▸ **Task requirements**: Starting at the first line of the listing below, repeat each line exactly until the line containing "const Y_TICKS = [50, 52, 54, 56];", which you include. Leave out pictures.

▸ **Material provided**:
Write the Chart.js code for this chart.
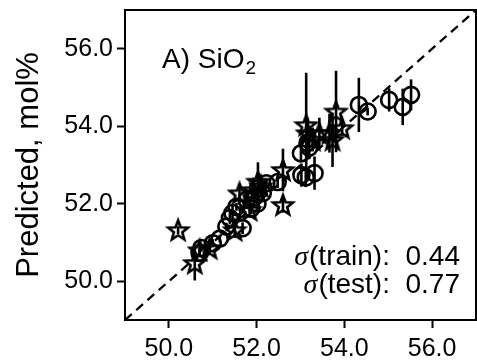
<!DOCTYPE html>
<html>
<head>
<meta charset="utf-8">
<script src="https://cdn.jsdelivr.net/npm/chart.js@4.4.1/dist/chart.umd.min.js"></script>
<style>
  html, body { margin: 0; padding: 0; background: #fff; }
  #chart { display: block; }
</style>
</head>
<body>
<canvas id="chart" width="477" height="363"></canvas>
<script>
const FONT = "'Liberation Sans', Arial, sans-serif";

const X_RANGE = [49, 57];
const Y_RANGE = [49, 57];
const X_TICKS = [50, 52, 54, 56];
const Y_TICKS = [50, 52, 54, 56];

// training set (circles)
const TRAIN_X = [55.52, 55.33, 55.02, 54.53, 54.33, 53.01, 53.16, 53.02, 53.32, 53.12, 52.48, 52.22, 52.03, 51.95, 52.02, 51.88, 51.54, 51.39, 51.68, 51.31, 51.16, 51.0, 50.74, 50.7, 51.77, 52.14, 51.45, 53.2];
const TRAIN_Y = [54.81, 54.5, 54.68, 54.38, 54.55, 53.3, 53.57, 52.74, 52.79, 52.68, 52.56, 52.53, 52.4, 52.17, 52.0, 51.88, 51.92, 51.63, 51.37, 51.41, 51.1, 50.98, 50.86, 50.73, 52.1, 52.27, 51.76, 53.45];
const TRAIN_ERR = [0.4, 0.47, 0.3, 0.1, 0.7, 0.2, 0.3, 0.3, 0.43, 0.25, 0.15, 0.1, 0.2, 0.15, 0.2, 0.15, 0.1, 0.15, 0.15, 0.1, 0.1, 0.1, 0.1, 0.1, 0.15, 0.15, 0.2, 0.3];

// test set (stars)
const TEST_X = [50.21, 50.59, 50.93, 51.5, 51.61, 51.84, 52.03, 51.92, 52.6, 52.6, 53.13, 53.81, 53.95, 53.43, 53.66, 53.73, 53.28, 50.7, 52.1, 53.16];
const TEST_Y = [51.32, 50.47, 50.85, 51.32, 52.27, 51.84, 52.57, 52.35, 52.87, 51.97, 54.03, 54.38, 53.95, 53.82, 53.82, 53.65, 53.65, 50.8, 52.45, 53.82];
const TEST_ERR = [0.1, 0.45, 0.15, 0.2, 0.25, 0.2, 0.5, 0.2, 0.55, 0.2, 1.35, 1.05, 0.2, 0.4, 0.5, 0.7, 0.3, 0.15, 0.25, 0.4];

const SIGMA_LABELS = ['train', 'test'];
const SIGMA_VALUES = ['0.44', '0.77'];

function toPoints(xs, ys) {
  return xs.map((x, i) => ({ x, y: ys[i] }));
}

function makeStar(outer) {
  const size = Math.ceil(outer * 2 + 5);
  const c = document.createElement('canvas');
  c.width = size;
  c.height = size;
  const ctx = c.getContext('2d');
  ctx.translate(size / 2, size / 2 + 0.8);
  ctx.beginPath();
  for (let i = 0; i < 10; i++) {
    const r = i % 2 === 0 ? outer : outer * 0.42;
    const a = -Math.PI / 2 + (i * Math.PI) / 5;
    const px = r * Math.cos(a);
    const py = r * Math.sin(a);
    if (i === 0) ctx.moveTo(px, py); else ctx.lineTo(px, py);
  }
  ctx.closePath();
  ctx.lineWidth = 2.6;
  ctx.lineJoin = 'miter';
  ctx.strokeStyle = '#000';
  ctx.stroke();
  return c;
}

const errorBars = {
  id: 'errorBars',
  beforeDatasetsDraw(chart) {
    const { ctx, scales } = chart;
    const sets = [[TRAIN_X, TRAIN_Y, TRAIN_ERR], [TEST_X, TEST_Y, TEST_ERR]];
    ctx.save();
    ctx.strokeStyle = '#000';
    ctx.lineWidth = 2.6;
    sets.forEach(([xs, ys, es]) => {
      xs.forEach((x, i) => {
        const px = scales.x.getPixelForValue(x);
        ctx.beginPath();
        ctx.moveTo(px, scales.y.getPixelForValue(ys[i] - es[i]));
        ctx.lineTo(px, scales.y.getPixelForValue(ys[i] + es[i]));
        ctx.stroke();
      });
    });
    ctx.restore();
  },
};

const frameAndText = {
  id: 'frameAndText',
  afterDraw(chart) {
    const { ctx, chartArea: a } = chart;
    ctx.save();
    ctx.strokeStyle = '#000';
    ctx.lineWidth = 2;
    ctx.strokeRect(a.left, a.top, a.right - a.left, a.bottom - a.top);

    ctx.fillStyle = '#000';
    ctx.textBaseline = 'alphabetic';
    ctx.textAlign = 'left';
    ctx.font = `28px ${FONT}`;
    const label = 'A) SiO';
    ctx.fillText(label, 162, 68);
    const w = ctx.measureText(label).width;
    ctx.font = `19px ${FONT}`;
    ctx.fillText('2', 162 + w + 1, 74);

    const right = 460;
    const baselines = [265, 293];
    SIGMA_LABELS.forEach((name, i) => {
      ctx.font = `28px ${FONT}`;
      const rest = `(${name}):  ${SIGMA_VALUES[i]}`;
      const rw = ctx.measureText(rest).width;
      ctx.textAlign = 'left';
      ctx.fillText(rest, right - rw, baselines[i]);
      ctx.font = `italic 28px 'Liberation Serif', serif`;
      const sw = ctx.measureText('σ').width;
      ctx.fillText('σ', right - rw - sw - 1, baselines[i]);
    });
    ctx.restore();
  },
};

const axisCommon = {
  type: 'linear',
  grid: { drawOnChartArea: false, drawTicks: true, tickLength: 8, tickWidth: 2, tickColor: '#000' },
  border: { display: true, color: '#000', width: 2 },
  ticks: {
    color: '#000',
    font: { family: FONT, size: 25 },
    padding: 4,
    callback: (v) => Number(v).toFixed(1),
  },
};

new Chart(document.getElementById('chart'), {
  type: 'scatter',
  data: {
    datasets: [
      {
        label: 'train',
        data: toPoints(TRAIN_X, TRAIN_Y),
        pointStyle: 'circle',
        pointRadius: 8,
        pointBorderWidth: 2.6,
        pointBorderColor: '#000',
        pointBackgroundColor: 'rgba(0,0,0,0)',
      },
      {
        label: 'test',
        data: toPoints(TEST_X, TEST_Y),
        pointStyle: makeStar(10.5),
        pointRadius: 10,
      },
      {
        type: 'line',
        label: 'ideal',
        data: toPoints(X_RANGE, Y_RANGE),
        borderColor: '#000',
        borderWidth: 2.3,
        borderDash: [9, 6],
        pointRadius: 0,
        fill: false,
      },
    ],
  },
  options: {
    responsive: false,
    animation: false,
    devicePixelRatio: 1,
    layout: { autoPadding: false, padding: { top: 10, right: 1, left: 0, bottom: 0 } },
    plugins: { legend: { display: false }, tooltip: { enabled: false } },
    scales: {
      x: {
        ...axisCommon,
        min: X_RANGE[0],
        max: X_RANGE[1],
        ticks: { ...axisCommon.ticks, padding: 6 },
        afterBuildTicks: (s) => { s.ticks = X_TICKS.map((value) => ({ value })); },
        afterFit: (s) => { s.height = 43; s.paddingLeft = 0; s.paddingRight = 0; },
      },
      y: {
        ...axisCommon,
        min: Y_RANGE[0],
        max: Y_RANGE[1],
        afterBuildTicks: (s) => { s.ticks = Y_TICKS.map((value) => ({ value })); },
        afterFit: (s) => { s.width = 125; s.paddingTop = 0; s.paddingBottom = 0; },
        title: {
          display: true,
          text: 'Predicted, mol%',
          color: '#000',
          font: { family: FONT, size: 31 },
          padding: { top: 11, bottom: 0 },
        },
      },
    },
  },
  plugins: [errorBars, frameAndText],
});
</script>
</body>
</html>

▸ **Result of this task**:
Write the Chart.js code for this chart.
<!DOCTYPE html>
<html>
<head>
<meta charset="utf-8">
<script src="https://cdn.jsdelivr.net/npm/chart.js@4.4.1/dist/chart.umd.min.js"></script>
<style>
  html, body { margin: 0; padding: 0; background: #fff; }
  #chart { display: block; }
</style>
</head>
<body>
<canvas id="chart" width="477" height="363"></canvas>
<script>
const FONT = "'Liberation Sans', Arial, sans-serif";

const X_RANGE = [49, 57];
const Y_RANGE = [49, 57];
const X_TICKS = [50, 52, 54, 56];
const Y_TICKS = [50, 52, 54, 56];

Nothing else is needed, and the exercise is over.